→ Provided data
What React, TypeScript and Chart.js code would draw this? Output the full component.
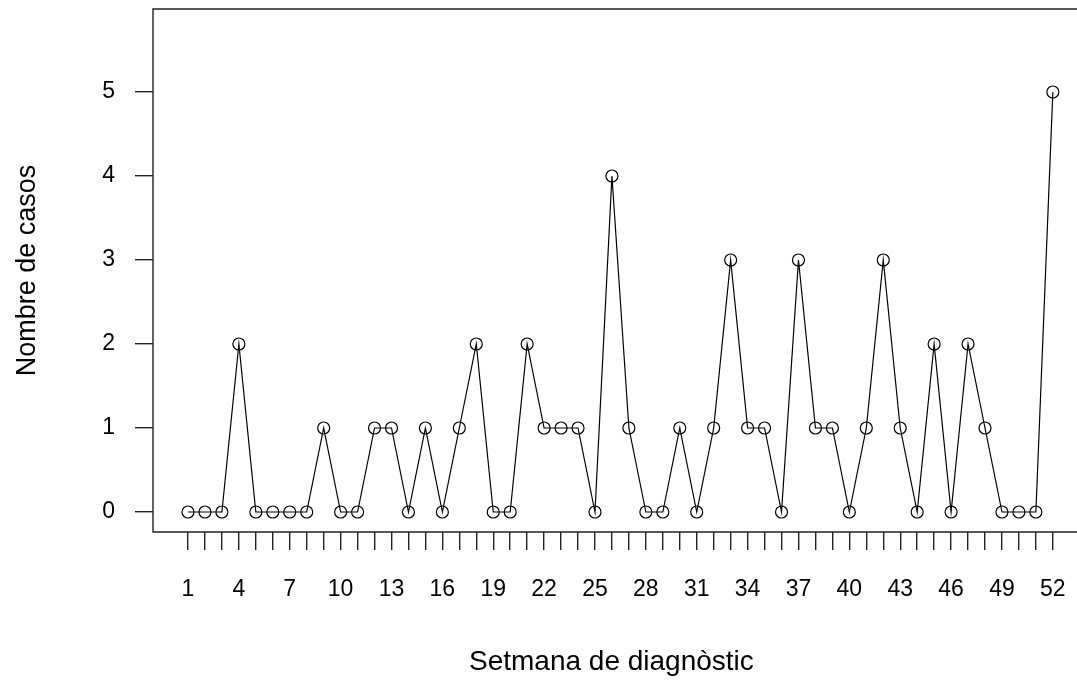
import React, { useEffect, useRef } from "react";
import { Chart, registerables } from "chart.js";

Chart.register(...registerables);

const weeks: number[] = Array.from({ length: 52 }, (_, i) => i + 1);
const cases: number[] = [
  0, 0, 0, 2, 0, 0, 0, 0, 1, 0,
  0, 1, 1, 0, 1, 0, 1, 2, 0, 0,
  2, 1, 1, 1, 0, 4, 1, 0, 0, 1,
  0, 1, 3, 1, 1, 0, 3, 1, 1, 0,
  1, 3, 1, 0, 2, 0, 2, 1, 0, 0,
  0, 5,
];
const yTicks: number[] = [0, 1, 2, 3, 4, 5];
const xLabelWeeks: number[] = weeks.filter((w) => (w - 1) % 3 === 0);
const xTitle = "Setmana de diagnòstic";
const yTitle = "Nombre de casos";

const FONT = "'Liberation Sans', Arial, sans-serif";

const boxPlugin = {
  id: "rbox",
  afterDraw(chart: any) {
    const { ctx, chartArea } = chart;
    ctx.save();
    ctx.strokeStyle = "#222";
    ctx.lineWidth = 1.4;
    ctx.beginPath();
    ctx.moveTo(chart.width + 5, chartArea.top);
    ctx.lineTo(chartArea.left, chartArea.top);
    ctx.lineTo(chartArea.left, chartArea.bottom);
    ctx.lineTo(chart.width + 5, chartArea.bottom);
    ctx.stroke();
    ctx.restore();
  },
};

export default function App() {
  const ref = useRef<HTMLCanvasElement>(null);
  useEffect(() => {
    if (!ref.current) return;
    const chart = new Chart(ref.current, {
      type: "line",
      data: {
        datasets: [
          {
            data: weeks.map((w, i) => ({ x: w, y: cases[i] })),
            borderColor: "#000",
            borderWidth: 1.2,
            pointRadius: 6,
            pointBorderWidth: 1.2,
            pointBorderColor: "#000",
            pointBackgroundColor: "rgba(0,0,0,0)",
            pointStyle: "circle",
            tension: 0,
            fill: false,
          },
        ],
      },
      plugins: [boxPlugin],
      options: {
        responsive: false,
        animation: false,
        layout: { padding: { top: 9, left: 0, right: 0, bottom: 0 } },
        plugins: {
          legend: { display: false },
          tooltip: { enabled: false },
        },
        scales: {
          x: {
            type: "linear",
            min: -1.064,
            max: 53.0,
            afterBuildTicks: (scale: any) => {
              scale.ticks = weeks.map((w) => ({ value: w }));
            },
            afterFit: (scale: any) => {
              scale.height = 151;
              scale.paddingLeft = 0;
              scale.paddingRight = 0;
              scale.paddingTop = 0;
              scale.paddingBottom = 0;
            },
            border: { display: false },
            grid: {
              drawOnChartArea: false,
              drawTicks: true,
              tickLength: 18,
              color: "#222",
              lineWidth: 1.4,
            },
            ticks: {
              autoSkip: false,
              maxRotation: 0,
              minRotation: 0,
              padding: 26,
              color: "#000",
              font: { family: FONT, size: 23 },
              callback: (v: any) => (xLabelWeeks.includes(Number(v)) ? String(v) : ""),
            },
            title: {
              display: true,
              text: xTitle,
              color: "#000",
              font: { family: FONT, size: 28 },
              padding: { top: 0, bottom: 4 },
            },
          },
          y: {
            type: "linear",
            min: -0.238,
            max: 5.988,
            afterBuildTicks: (scale: any) => {
              scale.ticks = yTicks.map((v) => ({ value: v }));
            },
            afterFit: (scale: any) => {
              scale.width = 153;
              scale.paddingLeft = 0;
              scale.paddingRight = 0;
              scale.paddingTop = 0;
              scale.paddingBottom = 0;
            },
            border: { display: false },
            grid: {
              drawOnChartArea: false,
              drawTicks: true,
              tickLength: 18,
              color: "#222",
              lineWidth: 1.4,
            },
            ticks: {
              padding: 20,
              color: "#000",
              font: { family: FONT, size: 23 },
              callback: (v: any) => String(v),
            },
            title: {
              display: true,
              text: yTitle,
              color: "#000",
              font: { family: FONT, size: 27 },
              padding: { top: 11, bottom: 0 },
            },
          },
        },
      },
    });
    return () => chart.destroy();
  }, []);
  return (
    <div style={{ position: "absolute", left: 0, top: 0, width: 1077, height: 683, background: "#fff" }}>
      <canvas ref={ref} width={1077} height={683} style={{ display: "block" }} />
    </div>
  );
}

→ What to work on
Extract the full listing exactly, with the pictures left out.

→ Response to the exercise
What React, TypeScript and Chart.js code would draw this? Output the full component.
import React, { useEffect, useRef } from "react";
import { Chart, registerables } from "chart.js";

Chart.register(...registerables);

const weeks: number[] = Array.from({ length: 52 }, (_, i) => i + 1);
const cases: number[] = [
  0, 0, 0, 2, 0, 0, 0, 0, 1, 0,
  0, 1, 1, 0, 1, 0, 1, 2, 0, 0,
  2, 1, 1, 1, 0, 4, 1, 0, 0, 1,
  0, 1, 3, 1, 1, 0, 3, 1, 1, 0,
  1, 3, 1, 0, 2, 0, 2, 1, 0, 0,
  0, 5,
];
const yTicks: number[] = [0, 1, 2, 3, 4, 5];
const xLabelWeeks: number[] = weeks.filter((w) => (w - 1) % 3 === 0);
const xTitle = "Setmana de diagnòstic";
const yTitle = "Nombre de casos";

const FONT = "'Liberation Sans', Arial, sans-serif";

const boxPlugin = {
  id: "rbox",
  afterDraw(chart: any) {
    const { ctx, chartArea } = chart;
    ctx.save();
    ctx.strokeStyle = "#222";
    ctx.lineWidth = 1.4;
    ctx.beginPath();
    ctx.moveTo(chart.width + 5, chartArea.top);
    ctx.lineTo(chartArea.left, chartArea.top);
    ctx.lineTo(chartArea.left, chartArea.bottom);
    ctx.lineTo(chart.width + 5, chartArea.bottom);
    ctx.stroke();
    ctx.restore();
  },
};

export default function App() {
  const ref = useRef<HTMLCanvasElement>(null);
  useEffect(() => {
    if (!ref.current) return;
    const chart = new Chart(ref.current, {
      type: "line",
      data: {
        datasets: [
          {
            data: weeks.map((w, i) => ({ x: w, y: cases[i] })),
            borderColor: "#000",
            borderWidth: 1.2,
            pointRadius: 6,
            pointBorderWidth: 1.2,
            pointBorderColor: "#000",
            pointBackgroundColor: "rgba(0,0,0,0)",
            pointStyle: "circle",
            tension: 0,
            fill: false,
          },
        ],
      },
      plugins: [boxPlugin],
      options: {
        responsive: false,
        animation: false,
        layout: { padding: { top: 9, left: 0, right: 0, bottom: 0 } },
        plugins: {
          legend: { display: false },
          tooltip: { enabled: false },
        },
        scales: {
          x: {
            type: "linear",
            min: -1.064,
            max: 53.0,
            afterBuildTicks: (scale: any) => {
              scale.ticks = weeks.map((w) => ({ value: w }));
            },
            afterFit: (scale: any) => {
              scale.height = 151;
              scale.paddingLeft = 0;
              scale.paddingRight = 0;
              scale.paddingTop = 0;
              scale.paddingBottom = 0;
            },
            border: { display: false },
            grid: {
              drawOnChartArea: false,
              drawTicks: true,
              tickLength: 18,
              color: "#222",
              lineWidth: 1.4,
            },
            ticks: {
              autoSkip: false,
              maxRotation: 0,
              minRotation: 0,
              padding: 26,
              color: "#000",
              font: { family: FONT, size: 23 },
              callback: (v: any) => (xLabelWeeks.includes(Number(v)) ? String(v) : ""),
            },
            title: {
              display: true,
              text: xTitle,
              color: "#000",
              font: { family: FONT, size: 28 },
              padding: { top: 0, bottom: 4 },
            },
          },
          y: {
            type: "linear",
            min: -0.238,
            max: 5.988,
            afterBuildTicks: (scale: any) => {
              scale.ticks = yTicks.map((v) => ({ value: v }));
            },
            afterFit: (scale: any) => {
              scale.width = 153;
              scale.paddingLeft = 0;
              scale.paddingRight = 0;
              scale.paddingTop = 0;
              scale.paddingBottom = 0;
            },
            border: { display: false },
            grid: {
              drawOnChartArea: false,
              drawTicks: true,
              tickLength: 18,
              color: "#222",
              lineWidth: 1.4,
            },
            ticks: {
              padding: 20,
              color: "#000",
              font: { family: FONT, size: 23 },
              callback: (v: any) => String(v),
            },
            title: {
              display: true,
              text: yTitle,
              color: "#000",
              font: { family: FONT, size: 27 },
              padding: { top: 11, bottom: 0 },
            },
          },
        },
      },
    });
    return () => chart.destroy();
  }, []);
  return (
    <div style={{ position: "absolute", left: 0, top: 0, width: 1077, height: 683, background: "#fff" }}>
      <canvas ref={ref} width={1077} height={683} style={{ display: "block" }} />
    </div>
  );
}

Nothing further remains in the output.